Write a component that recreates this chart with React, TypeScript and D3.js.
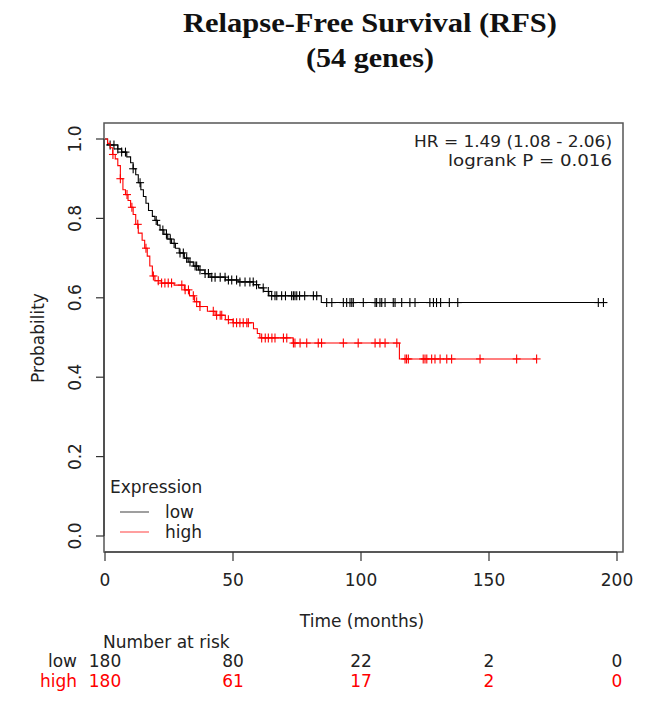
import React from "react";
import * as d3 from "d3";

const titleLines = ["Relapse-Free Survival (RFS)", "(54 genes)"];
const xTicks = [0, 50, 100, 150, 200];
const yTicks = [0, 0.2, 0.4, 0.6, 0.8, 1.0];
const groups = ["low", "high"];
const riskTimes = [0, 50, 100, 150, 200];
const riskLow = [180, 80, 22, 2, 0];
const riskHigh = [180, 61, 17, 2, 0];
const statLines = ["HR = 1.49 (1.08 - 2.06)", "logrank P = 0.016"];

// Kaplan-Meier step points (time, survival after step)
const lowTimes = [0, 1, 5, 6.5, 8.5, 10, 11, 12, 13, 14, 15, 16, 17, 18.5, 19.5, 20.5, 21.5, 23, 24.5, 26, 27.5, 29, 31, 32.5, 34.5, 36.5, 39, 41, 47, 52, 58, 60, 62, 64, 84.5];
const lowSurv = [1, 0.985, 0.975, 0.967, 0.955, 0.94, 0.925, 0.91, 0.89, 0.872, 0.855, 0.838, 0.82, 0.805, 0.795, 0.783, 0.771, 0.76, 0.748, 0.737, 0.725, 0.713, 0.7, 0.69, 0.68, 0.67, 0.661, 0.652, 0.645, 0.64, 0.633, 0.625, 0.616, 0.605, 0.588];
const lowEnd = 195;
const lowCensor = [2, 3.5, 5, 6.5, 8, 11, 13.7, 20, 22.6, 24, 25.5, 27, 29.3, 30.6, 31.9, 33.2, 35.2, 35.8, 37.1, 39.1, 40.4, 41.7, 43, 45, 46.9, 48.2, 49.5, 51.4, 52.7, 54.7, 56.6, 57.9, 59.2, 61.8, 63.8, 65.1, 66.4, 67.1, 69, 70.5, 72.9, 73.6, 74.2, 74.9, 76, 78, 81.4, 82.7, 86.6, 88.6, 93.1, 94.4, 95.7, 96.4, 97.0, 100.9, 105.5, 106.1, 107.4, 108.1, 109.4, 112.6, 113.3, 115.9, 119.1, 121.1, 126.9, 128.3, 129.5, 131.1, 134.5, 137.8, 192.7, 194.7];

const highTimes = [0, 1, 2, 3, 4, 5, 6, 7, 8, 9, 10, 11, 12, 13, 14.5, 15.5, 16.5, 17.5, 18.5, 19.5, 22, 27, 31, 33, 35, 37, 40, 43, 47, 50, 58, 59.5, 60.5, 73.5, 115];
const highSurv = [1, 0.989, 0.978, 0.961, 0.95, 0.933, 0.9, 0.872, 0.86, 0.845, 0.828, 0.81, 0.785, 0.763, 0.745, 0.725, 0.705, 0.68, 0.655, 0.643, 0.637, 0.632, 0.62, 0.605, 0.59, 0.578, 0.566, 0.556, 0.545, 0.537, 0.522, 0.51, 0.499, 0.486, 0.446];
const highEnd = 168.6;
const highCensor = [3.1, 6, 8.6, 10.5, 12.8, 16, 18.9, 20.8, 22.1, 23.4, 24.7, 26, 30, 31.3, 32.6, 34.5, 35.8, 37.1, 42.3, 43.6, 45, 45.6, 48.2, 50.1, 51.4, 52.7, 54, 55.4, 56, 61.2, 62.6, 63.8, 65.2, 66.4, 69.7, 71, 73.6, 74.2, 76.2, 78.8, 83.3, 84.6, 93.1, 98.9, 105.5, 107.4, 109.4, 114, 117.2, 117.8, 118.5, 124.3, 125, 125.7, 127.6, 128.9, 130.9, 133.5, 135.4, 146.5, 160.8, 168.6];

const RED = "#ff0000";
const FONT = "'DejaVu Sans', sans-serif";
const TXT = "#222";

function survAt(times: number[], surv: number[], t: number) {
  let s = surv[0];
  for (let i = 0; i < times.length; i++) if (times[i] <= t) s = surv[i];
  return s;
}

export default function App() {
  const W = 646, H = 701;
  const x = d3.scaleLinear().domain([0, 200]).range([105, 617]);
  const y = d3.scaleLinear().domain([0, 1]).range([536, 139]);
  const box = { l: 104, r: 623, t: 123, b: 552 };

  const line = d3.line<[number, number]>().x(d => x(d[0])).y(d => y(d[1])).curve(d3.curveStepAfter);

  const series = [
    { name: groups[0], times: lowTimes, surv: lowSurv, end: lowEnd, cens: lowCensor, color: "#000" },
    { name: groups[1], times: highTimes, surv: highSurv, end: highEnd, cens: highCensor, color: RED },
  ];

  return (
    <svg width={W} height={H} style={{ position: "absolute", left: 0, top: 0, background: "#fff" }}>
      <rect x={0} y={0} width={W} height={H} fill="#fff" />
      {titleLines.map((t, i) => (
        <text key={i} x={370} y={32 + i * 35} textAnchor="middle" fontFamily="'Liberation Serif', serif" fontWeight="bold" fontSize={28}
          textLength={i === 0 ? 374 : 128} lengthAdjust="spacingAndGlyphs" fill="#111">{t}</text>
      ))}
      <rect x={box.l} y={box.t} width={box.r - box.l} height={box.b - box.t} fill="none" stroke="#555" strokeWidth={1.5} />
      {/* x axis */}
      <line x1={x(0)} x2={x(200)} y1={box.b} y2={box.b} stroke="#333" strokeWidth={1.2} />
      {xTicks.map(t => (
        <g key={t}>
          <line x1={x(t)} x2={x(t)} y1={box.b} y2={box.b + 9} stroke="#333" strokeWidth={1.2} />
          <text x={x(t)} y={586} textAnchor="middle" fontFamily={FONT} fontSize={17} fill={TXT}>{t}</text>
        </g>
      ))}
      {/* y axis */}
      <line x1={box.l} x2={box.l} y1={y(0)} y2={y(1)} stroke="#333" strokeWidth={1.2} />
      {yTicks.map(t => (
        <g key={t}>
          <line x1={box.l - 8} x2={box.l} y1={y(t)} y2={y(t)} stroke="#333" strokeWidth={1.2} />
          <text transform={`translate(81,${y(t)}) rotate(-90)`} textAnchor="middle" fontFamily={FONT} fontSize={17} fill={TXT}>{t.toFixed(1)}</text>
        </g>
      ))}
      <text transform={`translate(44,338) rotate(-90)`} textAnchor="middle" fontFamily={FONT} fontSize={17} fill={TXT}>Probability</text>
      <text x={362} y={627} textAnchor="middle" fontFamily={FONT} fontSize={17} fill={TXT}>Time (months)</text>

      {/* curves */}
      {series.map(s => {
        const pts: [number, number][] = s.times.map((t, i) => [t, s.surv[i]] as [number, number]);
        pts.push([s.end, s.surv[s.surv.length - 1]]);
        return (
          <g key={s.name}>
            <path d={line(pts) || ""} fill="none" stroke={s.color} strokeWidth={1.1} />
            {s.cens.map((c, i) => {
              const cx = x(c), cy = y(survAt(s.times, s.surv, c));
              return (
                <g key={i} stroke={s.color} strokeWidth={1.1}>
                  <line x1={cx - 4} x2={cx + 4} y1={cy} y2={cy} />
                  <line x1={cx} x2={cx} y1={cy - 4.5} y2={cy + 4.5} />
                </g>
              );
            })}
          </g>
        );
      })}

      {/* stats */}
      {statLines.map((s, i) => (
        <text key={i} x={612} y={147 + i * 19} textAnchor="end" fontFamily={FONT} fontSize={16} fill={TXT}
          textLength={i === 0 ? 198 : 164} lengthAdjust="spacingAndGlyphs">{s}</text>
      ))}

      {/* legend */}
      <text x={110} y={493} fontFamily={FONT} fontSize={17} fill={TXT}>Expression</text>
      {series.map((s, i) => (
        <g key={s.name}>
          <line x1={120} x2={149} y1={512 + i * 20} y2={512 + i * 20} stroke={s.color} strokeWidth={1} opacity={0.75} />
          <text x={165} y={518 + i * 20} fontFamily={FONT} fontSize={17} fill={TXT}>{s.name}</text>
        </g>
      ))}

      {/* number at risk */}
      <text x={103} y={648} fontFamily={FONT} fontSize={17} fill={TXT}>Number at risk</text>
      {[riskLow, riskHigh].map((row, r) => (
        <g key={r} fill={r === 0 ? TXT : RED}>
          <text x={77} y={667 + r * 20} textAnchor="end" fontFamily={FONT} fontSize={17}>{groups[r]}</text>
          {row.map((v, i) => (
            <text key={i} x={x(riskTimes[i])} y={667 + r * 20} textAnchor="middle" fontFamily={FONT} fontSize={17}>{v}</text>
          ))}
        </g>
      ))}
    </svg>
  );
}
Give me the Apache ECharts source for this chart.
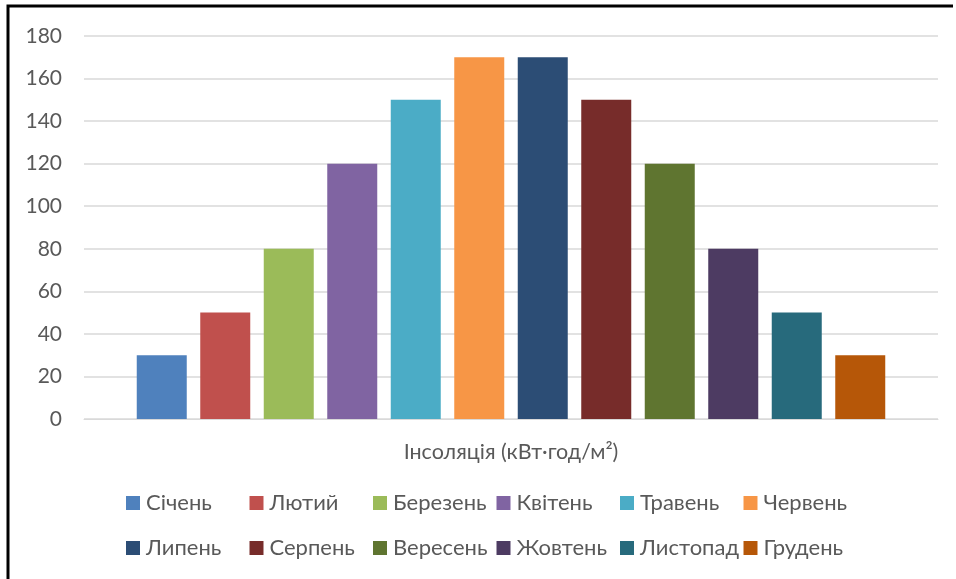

• **WHAT TO WORK ON**
Could the lines from the top of the material through the line with "137.8, 192.7, 194.7];" be repeated exactly, pictures left out?

• **FULL ANSWER**
Write a component that recreates this chart with React, TypeScript and D3.js.
import React from "react";
import * as d3 from "d3";

const titleLines = ["Relapse-Free Survival (RFS)", "(54 genes)"];
const xTicks = [0, 50, 100, 150, 200];
const yTicks = [0, 0.2, 0.4, 0.6, 0.8, 1.0];
const groups = ["low", "high"];
const riskTimes = [0, 50, 100, 150, 200];
const riskLow = [180, 80, 22, 2, 0];
const riskHigh = [180, 61, 17, 2, 0];
const statLines = ["HR = 1.49 (1.08 - 2.06)", "logrank P = 0.016"];

// Kaplan-Meier step points (time, survival after step)
const lowTimes = [0, 1, 5, 6.5, 8.5, 10, 11, 12, 13, 14, 15, 16, 17, 18.5, 19.5, 20.5, 21.5, 23, 24.5, 26, 27.5, 29, 31, 32.5, 34.5, 36.5, 39, 41, 47, 52, 58, 60, 62, 64, 84.5];
const lowSurv = [1, 0.985, 0.975, 0.967, 0.955, 0.94, 0.925, 0.91, 0.89, 0.872, 0.855, 0.838, 0.82, 0.805, 0.795, 0.783, 0.771, 0.76, 0.748, 0.737, 0.725, 0.713, 0.7, 0.69, 0.68, 0.67, 0.661, 0.652, 0.645, 0.64, 0.633, 0.625, 0.616, 0.605, 0.588];
const lowEnd = 195;
const lowCensor = [2, 3.5, 5, 6.5, 8, 11, 13.7, 20, 22.6, 24, 25.5, 27, 29.3, 30.6, 31.9, 33.2, 35.2, 35.8, 37.1, 39.1, 40.4, 41.7, 43, 45, 46.9, 48.2, 49.5, 51.4, 52.7, 54.7, 56.6, 57.9, 59.2, 61.8, 63.8, 65.1, 66.4, 67.1, 69, 70.5, 72.9, 73.6, 74.2, 74.9, 76, 78, 81.4, 82.7, 86.6, 88.6, 93.1, 94.4, 95.7, 96.4, 97.0, 100.9, 105.5, 106.1, 107.4, 108.1, 109.4, 112.6, 113.3, 115.9, 119.1, 121.1, 126.9, 128.3, 129.5, 131.1, 134.5, 137.8, 192.7, 194.7];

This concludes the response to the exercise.